LB 768 directly undermines the State Board of Education’s ability to carry out constitutional duties by using unnecessarily restrictive language that will prevent the board from developing, approving, distributing, adopting or promulgating academic content standards without explicit authorization from the legislature. There are so many problems with the language it’s difficult to know where to begin. 

The State Board of Education is an elected board. They are elected by district with each of the eight districts being responsible for assisting in crafting and adopting educational standards for our state. It’s a tried-and-true method of bringing uniform standards to the students in our state, ensuring that they all meet rigorous standards, and that education is equitable across our state. There is no reason to undermine their ability to do their jobs by implementing such restrictive language. 

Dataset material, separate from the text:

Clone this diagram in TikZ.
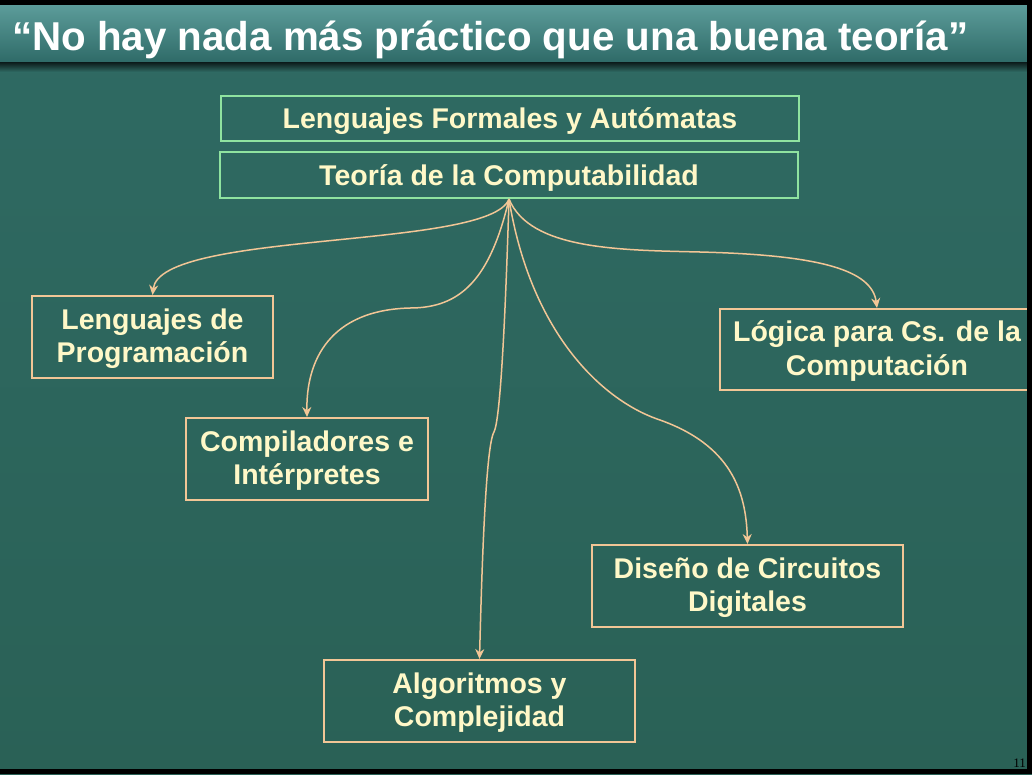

This is partisanship at its absolute worse. Republicans have been candid and forthcoming about their desire to stop the Board of Education from implementing comprehensive sexual education and has created specters of evil Democrats destroying public education by updating standards to reflect modern scientific knowledge and changing social norms related to sexual and gender orientation and expression and other topics such as racial justice. This bill stems from a desire to limit student’s exposure to those topics and facilitate fear and distrust through planned ignorance. It should be noted that the language is sufficiently vague so that it could interfere on other topics as well. 

To be sure, parents, teachers, and the students should have an opportunity to engage the State Board of Education on the topic and engage in robust discussion before changes or alterations are made, but that appears to be exactly how things are working under the current statutes. This bill is not being brought forward to ensure that more input is collected, it is being put forward to bind the State Board of Education to the whims of the executive and legislative majorities, rather than allow for local control based on the votes of the elected officials tasked with developing the standards. The State Board of Education and the duly elected members should retain the power and authority to construct, seek input from the electorate, and implement standards as they see fit. There is no need to add additional barriers to them carrying out their educational mandate. They have been successfully carrying out these duties since 1869 and should be allowed to continue to do so without partisan interference. 

Commissioner Crystal Rhoades is the highest-ranking Democrat in the state, a political advisor, and former Douglas County Party Chairwoman.